Caro Direttore,
la cosa più inquietante, nei pochi mesi trascorsi dalle elezioni e dall’insediamento del governo gialloverde, è forse la rassegnazione con la quale la borghesia produttiva, che ha sempre rappresentato il nerbo del paese, sembra oggi accettare, con una sorta di fatalismo, la rapida involuzione della nostra situazione economica e politica. La china sulla quale si sta scendendo è sempre più ripida eppure vi è la malcelata speranza che alla fine ce la caveremo.

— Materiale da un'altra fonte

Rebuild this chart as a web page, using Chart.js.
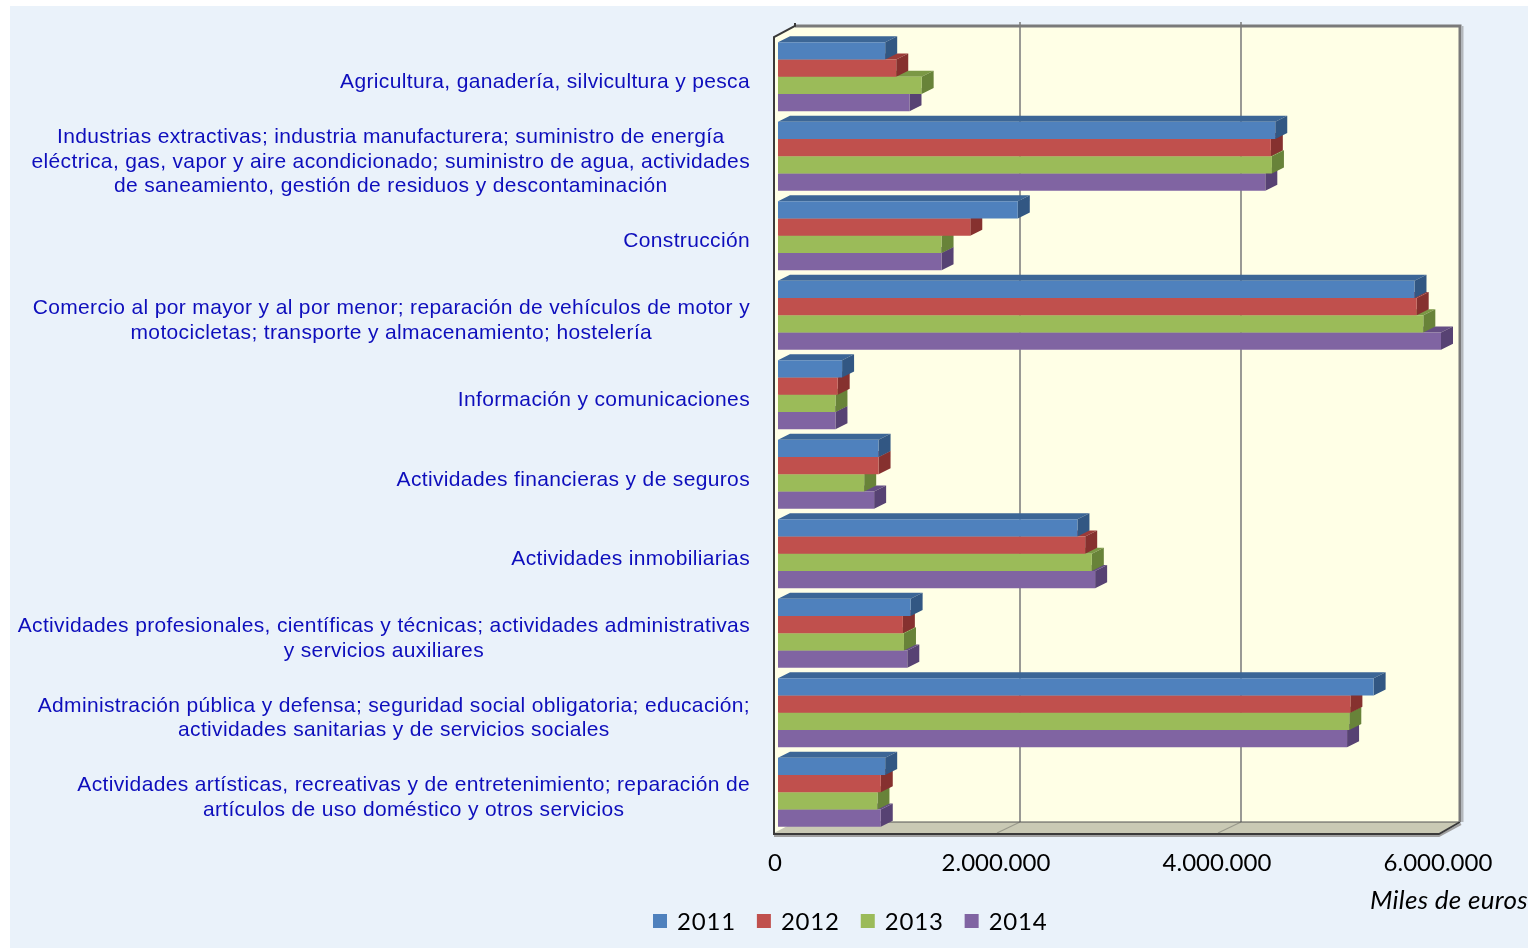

I programmi elettorali di Lega e M5S, il contratto di governo, le polemiche sul piano B, gli annunci di Salvini e Di Maio, le lotte intestine culminate con l’ostentata smentita del ministro dell’economia, la sortita sul balcone di Palazzo Chigi per festeggiare il deficit al 2.4% del PIL, le spese per il reddito di cittadinanza e le modifiche della legge Fornero, ecc. Tout se tient e ha una sua logica. Non si può dire che non fossimo stati preavvertiti. Ma, come spesso avviene, molti si erano illusi che nella realtà alle parole non avrebbero fatto seguito i fatti. Di questo passo, sono altrettanto inevitabili il progressivo aumento dello spread, i saldi negativi di Target 2, il downgrading delle agenzie di rating, la reazione della Commissione. Cos’altro dobbiamo attendere? Le prossime tappe sono già segnate e non è difficile immaginarle.
A fronte di tutto ciò, in assenza di un’efficace opposizione in parlamento e nel paese, vi è il rischio che i ceti produttivi – i più danneggiati dalle scelte di politica economica del governo – finiscano un po’ alla volta per adeguarsi allo status quo. Taluni sono ontologicamente filogovernativi, altri sottovalutano il problema pensando siano solo eccessi di retorica, alcuni ragionano in termini di convenienza e altri lo fanno per conformismo (del resto, come notava Flaiano, gli italiani sono sempre pronti a correre in aiuto del vincitore).
Errori simili sono stati compiuti spesso, anche nel passato recente. Un bel libro di Vuillard (L’ordine del giorno, Premio Goncourt 2017) racconta di come i principali industriali tedeschi avessero finanziato Hitler convinti che fosse solo una fase transitoria, che tanto loro avrebbero sovvenzionato in futuro altri governi e altri partiti, come avevano sempre fatto. Lo stesso vale oggi per la leadership repubblicana moderata negli USA che pensava di poter controllare il fenomeno Trump, che poi è sfuggito loro di mano. La situazione italiana è assai diversa da entrambi i casi, ma siamo in presenza di un rischio da non sottovalutare: le politiche economiche potrebbero causare una grave crisi che potrebbe mettere in ginocchio il paese, isolandolo dai nostri partner europei, e tutto ciò potrebbe a sua volta scatenare reazioni e processi politici non più in linea con la nostra tradizione dello stato di diritto.
E allora che fare? Esiste nel paese una maggioranza silenziosa che non si riconosce nei partiti di governo, non approva i loro metodi né i contenuti delle loro politiche, ma non sa da chi farsi rappresentare né come reagire. Essi, infatti, hanno raccolto poco più della maggioranza dei votanti il 4 marzo. Raffrontando tale dato con l’intero corpo elettorale si vede che per i gialloverdi ha votato poco più di un terzo degli aventi diritto.
Occorre che questa maggioranza silenziosa si faccia sentire per far capire forte e chiaro che si oppone alle politiche che ci stanno portando fuori dall’Europa e che ci riportano indietro nel percorso di crescita difficilmente avviato in questi anni. Si può discutere di tutto (e ben vengano eventuali nuove ricette per combattere povertà e diseguaglianze), ma non si mettano a rischio i conti dello Stato, la collocazione internazionale ed europea e la moneta unica. In fin dei conti, la marcia dei quarantamila quadri e impiegati costrinse il sindacato a chiudere la vertenza con la Fiat e cessare i picchettaggi più efficacemente di quanto avevano saputo fare i partiti politici. La recente manifestazione di Torino pro TAV è un primo segno in questa direzione. Potrebbe ora far seguito un appello firmato da migliaia di imprenditori, professionisti, dirigenti, artigiani, lavoratori per far capire alla Lega che, proseguendo su questa deriva sudamericana, essa finirebbe per perdere i consensi di una parte significativa del proprio elettorato. Qualcosa comincia a muoversi, come ha ricordato Giavazzi su queste pagine: alcune voci rappresentative del mondo imprenditoriale hanno iniziato a manifestare il proprio dissenso. Occorre far capire che non è un fenomeno di vertice, è la base che è indignata e chiede di non gettare al vento i sacrifici fatti in questi anni. Solo così, forse, si potrà evitare il precipizio al quale ci stiamo pericolosamente avvicinando.